Justification of Presumptions: Legal and Practical Grounds
Legal Justification
The U.S. legal system permits the use of presumptions as long as they are rationally connected to the facts. In the context of the BSA, courts have upheld presumptions when they are based on statistical data, historical patterns of criminal behavior, and financial red flags. For example, if it is statistically proven that structuring is commonly used to avoid reporting laws, a legal presumption of intent can be reasonably justified.

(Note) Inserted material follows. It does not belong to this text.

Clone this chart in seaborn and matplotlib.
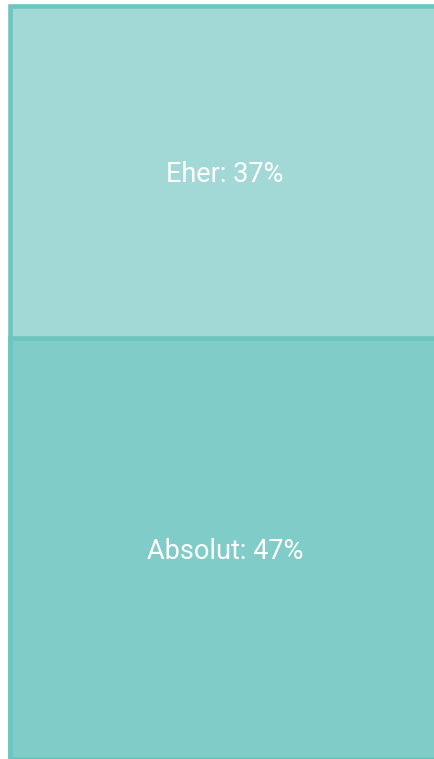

Moreover, these presumptions do not negate the presumption of innocence. A person accused under the BSA has the right to present evidence and rebut the presumption. This due process ensures fairness while enhancing regulatory effectiveness.
Practical Justification
Financial crimes are notoriously difficult to detect because of their covert nature. Presumptions act as early warning indicators, enabling banks and regulators to identify risk without needing definitive proof at the outset. They allow for immediate action such as flagging accounts, conducting enhanced due diligence, or filing Suspicious Activity Reports (SARs).
From a compliance standpoint, presumptions help financial institutions establish clear internal guidelines. For instance, automated systems can be programmed to flag transactions based on predefined thresholds and behaviors associated with presumptive suspicion.
Balancing Enforcement and Fairness
While presumptions enhance enforcement, they must be balanced against individual rights and fair treatment. Critics argue that overreliance on presumptions could lead to unjust accusations or disproportionate penalties. To prevent this, the BSA includes mechanisms for oversight, review, and rebuttal.
Courts have consistently ruled that presumptions must be anchored in reasonableness. That is, the presumption must logically follow from the observed behavior or fact. Additionally, the person affected by the presumption must have the opportunity to present counter-evidence, ensuring that enforcement does not become arbitrary.
Implications for Financial Institutions
Understanding the justification of presumption under BSA is critical for financial institutions. These organizations are the first line of defense against money laundering and must align their policies with the expectations set by regulatory authorities. Key implications include:
- Implementing automated monitoring systems that apply presumptive rules
- Training compliance officers on how and when to apply presumptions
- Establishing procedures to review flagged transactions and determine whether further investigation or reporting is needed
Institutions that fail to act on reasonable presumptions may be found negligent in their compliance obligations. Conversely, institutions must also guard against over-compliance, where innocent customers are unnecessarily scrutinized or denied services.
Rebutting Presumptions Under BSA
Because most BSA presumptions are rebuttable, individuals and entities have the right to present evidence against them. Rebuttal may include:
- Providing documentation that explains the economic rationale of a transaction
- Demonstrating consistent patterns of legitimate business behavior
- Showing that structuring was not intentional but due to misunderstanding
The effectiveness of a rebuttal depends on the credibility and completeness of the evidence presented. Legal representation may be necessary in more complex or serious cases.
The justification of presumption under the BSA is rooted in both legal theory and practical necessity. These presumptions enable authorities and institutions to take proactive steps against money laundering and related financial crimes while preserving the fundamental rights of individuals. For financial institutions and customers alike, understanding how these presumptions work and how they can be challenged is essential to ensuring both compliance and fairness in the financial system.